After months of shipping 3TB hard drives inside USB enclosures and network-attached storage boxes, Seagate is finally ready to let one stand on its own. The company has announced that a 3TB flavor of its flagship Barracuda XT desktop drive is now shipping. Unlike the 3TB Caviar Green, which uses four platters and has a 5,400-RPM spindle speed, the new 'cuda spins five 600GB discs at 7,200 RPM.
That configuration sounds familiar because it's the same one used in Hitachi's Deskstar 7K3000. Seagate's platters have a higher areal density than Hitachi's, though. The Barracuda squeezes 488 gigabits into every square inch of surface area, while the Deskstar's areal density is only 411 Gb/in².
At its fastest, Seagate claims the new 'cuda can push bits at 149MB/s. Obviously, sustained transfers won't be able to do much with the drive's 6Gbps Serial ATA interface. However, burst transfers from the drive's generous 64MB DRAM cache could enjoy a modest speed boost from the faster data pipe.
To help folks sort out the confusion surrounding the 2.19TB barrier, Seagate has put up a helpful page that includes a download link to its own DiscWizard software.
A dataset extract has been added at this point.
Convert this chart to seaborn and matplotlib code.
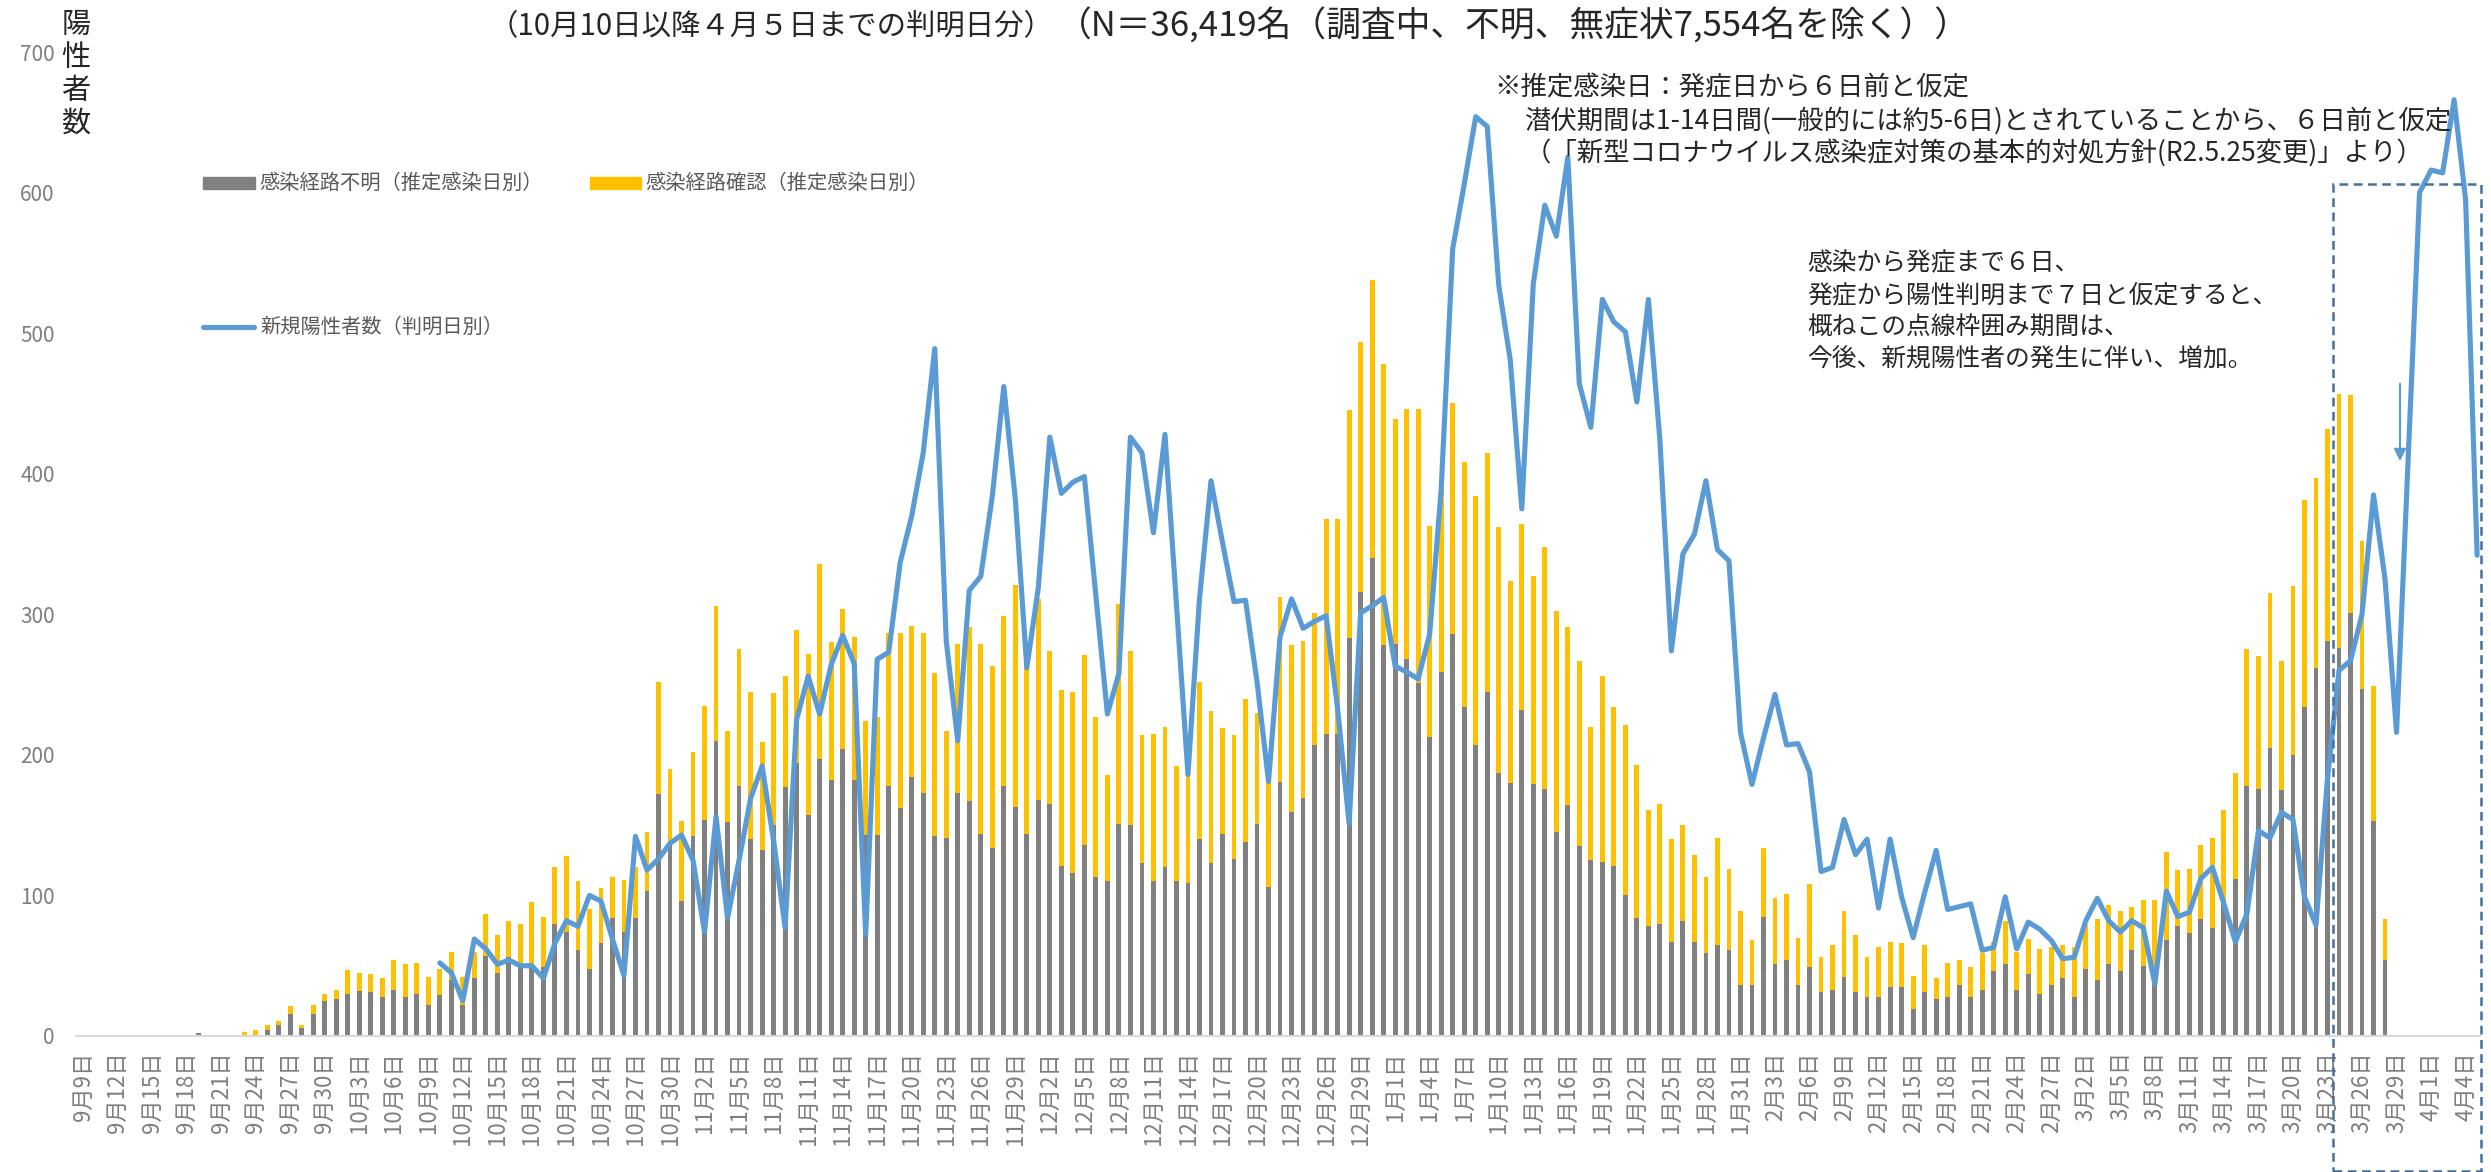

This app unlocks the drive's full capacity under Windows XP and allows users to boot from it with systems that lack UEFI BIOSes. The latter is an important consideration given that this is a 7,200-RPM model more likely to be used as a system drive than the low-power Caviar Green.
The press release doesn't reveal the Barracuda XT 3TB's price or when it will arrive on retail shelves. You can probably expect a bit of a premium, though. Although the 3TB Caviar Green is down to $200 at Newegg, the Deskstar 7K3000 is selling for $350.